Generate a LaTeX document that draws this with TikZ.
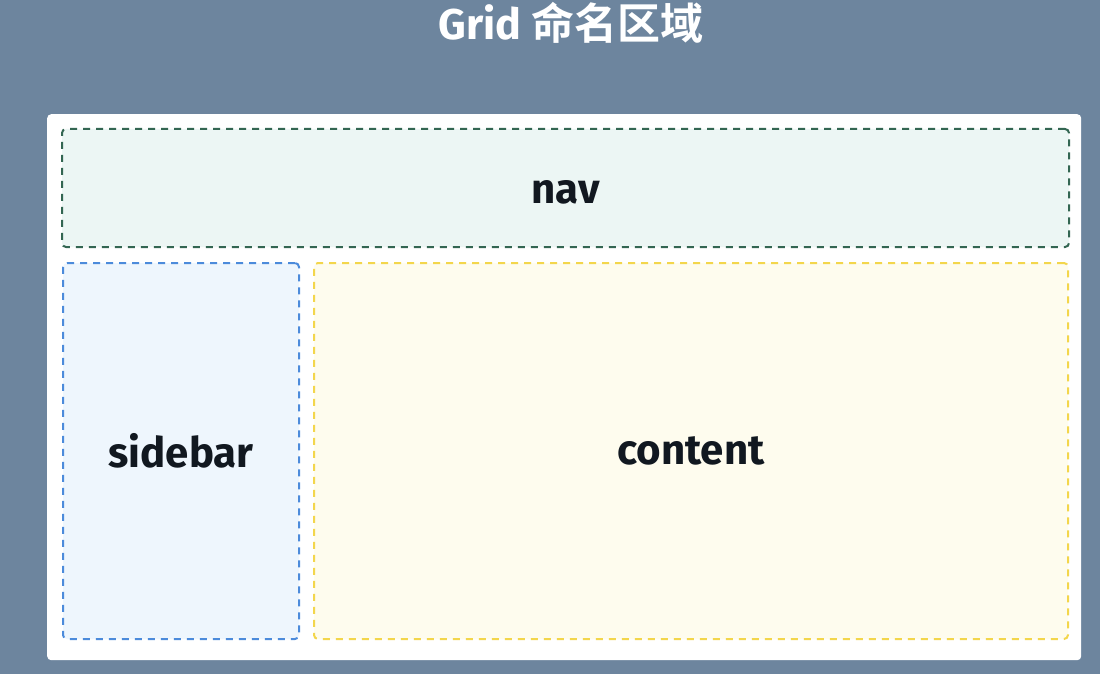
\documentclass[tikz,border=0pt]{standalone}
\usepackage{fontspec}
\setmainfont{Fira Sans}
\newfontfamily\labelfont{Fira Sans}[UprightFont=* Bold]
\newfontfamily\cjkfont{Noto Sans CJK SC}[UprightFont=* Bold]
\definecolor{bgslate}{HTML}{6D859E}
\definecolor{navfill}{HTML}{ECF6F4}
\definecolor{navline}{HTML}{336652}
\definecolor{sidefill}{HTML}{EEF6FD}
\definecolor{sideline}{HTML}{4C8BDB}
\definecolor{contfill}{HTML}{FEFCEE}
\definecolor{contline}{HTML}{F3D64C}
\definecolor{txtdark}{HTML}{111820}
\tikzset{
  area/.style={rounded corners=4pt, line width=2pt, dash pattern=on 7pt off 6pt},
  arealabel/.style={font=\labelfont\fontsize{42}{46}\selectfont, text=txtdark, inner sep=0pt}
}
\begin{document}
\begin{tikzpicture}[x=1pt,y=-1pt]
\fill[bgslate] (0,0) rectangle (1100,674);
\useasboundingbox (0,0) rectangle (1100,674);
\node[font=\labelfont\fontsize{43}{48}\selectfont, text=white, inner sep=0pt, anchor=center] (title) at (571,23) {Grid {\cjkfont 命名区域}};
\node[fill=white, rounded corners=4pt, minimum width=1034pt, minimum height=546pt, inner sep=0pt, anchor=north west] (panel) at (47,114) {};
\node[area, draw=navline, fill=navfill, minimum width=1007pt, minimum height=118pt, anchor=north west] (navbox) at (61,128) {};
\node[area, draw=sideline, fill=sidefill, minimum width=236pt, minimum height=376pt, anchor=north west] (sidebox) at (62,262) {};
\node[area, draw=contline, fill=contfill, minimum width=754pt, minimum height=376pt, anchor=north west] (contbox) at (313,262) {};
\node[arealabel] (navlabel) at ([yshift=-4pt]navbox.center) {nav};
\node[arealabel] (sidelabel) at (sidebox.center) {sidebar};
\node[arealabel] (contlabel) at (contbox.center) {content};
\end{tikzpicture}
\end{document}
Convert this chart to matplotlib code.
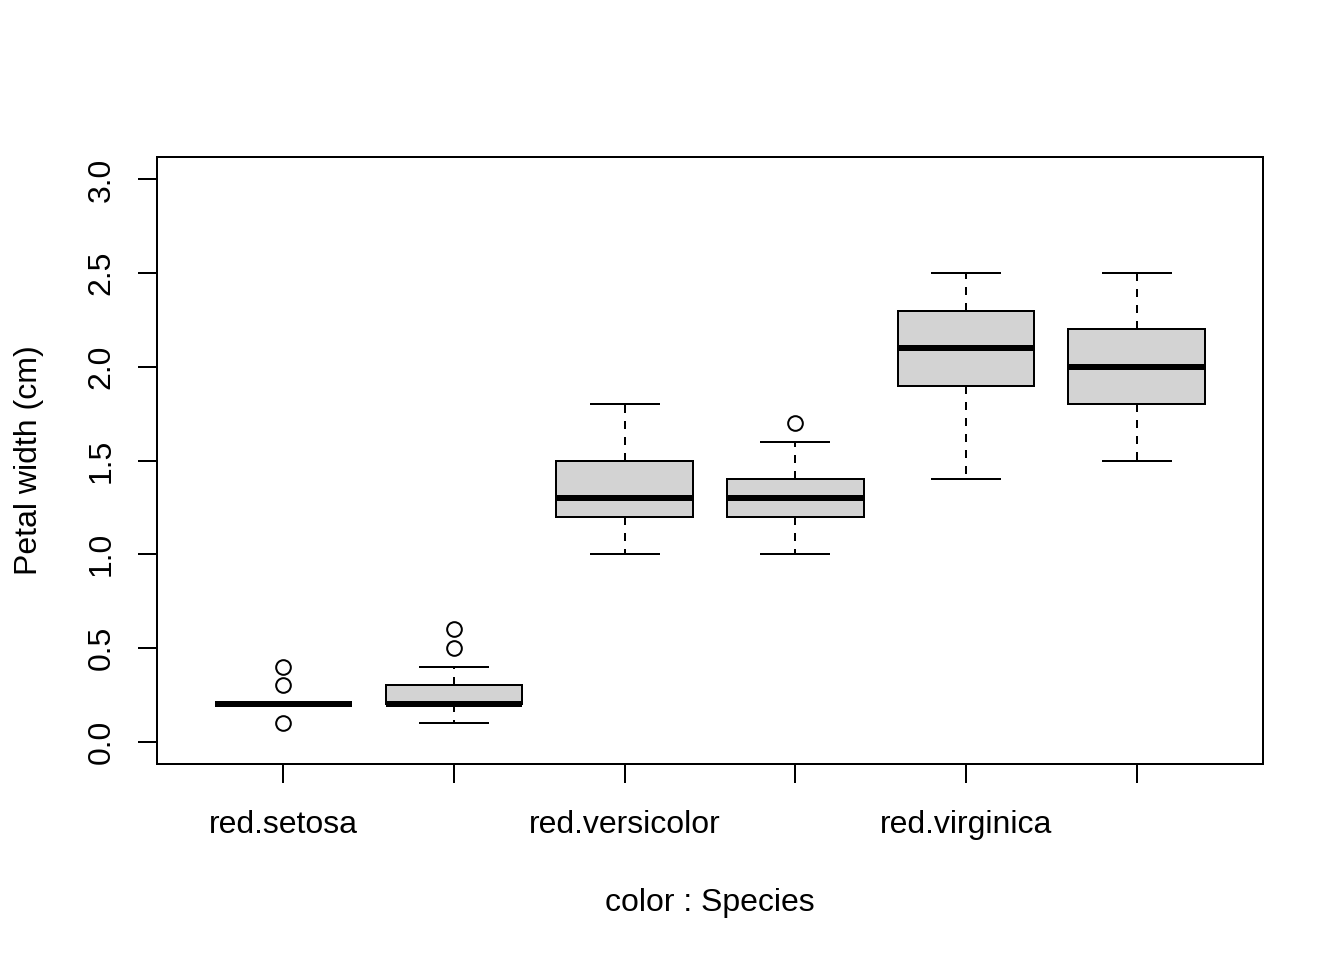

----------

> [Short exercise] Transcribe the full listing above exactly, with the images removed.

> [Solution]
Generate a LaTeX document that draws this with TikZ.
\documentclass[tikz,border=0pt]{standalone}
\usepackage{fontspec}
\setmainfont{Fira Sans}
\newfontfamily\labelfont{Fira Sans}[UprightFont=* Bold]
\newfontfamily\cjkfont{Noto Sans CJK SC}[UprightFont=* Bold]
\definecolor{bgslate}{HTML}{6D859E}
\definecolor{navfill}{HTML}{ECF6F4}
\definecolor{navline}{HTML}{336652}
\definecolor{sidefill}{HTML}{EEF6FD}
\definecolor{sideline}{HTML}{4C8BDB}
\definecolor{contfill}{HTML}{FEFCEE}
\definecolor{contline}{HTML}{F3D64C}
\definecolor{txtdark}{HTML}{111820}
\tikzset{
  area/.style={rounded corners=4pt, line width=2pt, dash pattern=on 7pt off 6pt},
  arealabel/.style={font=\labelfont\fontsize{42}{46}\selectfont, text=txtdark, inner sep=0pt}
}
\begin{document}
\begin{tikzpicture}[x=1pt,y=-1pt]
\fill[bgslate] (0,0) rectangle (1100,674);
\useasboundingbox (0,0) rectangle (1100,674);
\node[font=\labelfont\fontsize{43}{48}\selectfont, text=white, inner sep=0pt, anchor=center] (title) at (571,23) {Grid {\cjkfont 命名区域}};
\node[fill=white, rounded corners=4pt, minimum width=1034pt, minimum height=546pt, inner sep=0pt, anchor=north west] (panel) at (47,114) {};
\node[area, draw=navline, fill=navfill, minimum width=1007pt, minimum height=118pt, anchor=north west] (navbox) at (61,128) {};
\node[area, draw=sideline, fill=sidefill, minimum width=236pt, minimum height=376pt, anchor=north west] (sidebox) at (62,262) {};
\node[area, draw=contline, fill=contfill, minimum width=754pt, minimum height=376pt, anchor=north west] (contbox) at (313,262) {};
\node[arealabel] (navlabel) at ([yshift=-4pt]navbox.center) {nav};
\node[arealabel] (sidelabel) at (sidebox.center) {sidebar};
\node[arealabel] (contlabel) at (contbox.center) {content};
\end{tikzpicture}
\end{document}
Convert this chart to matplotlib code.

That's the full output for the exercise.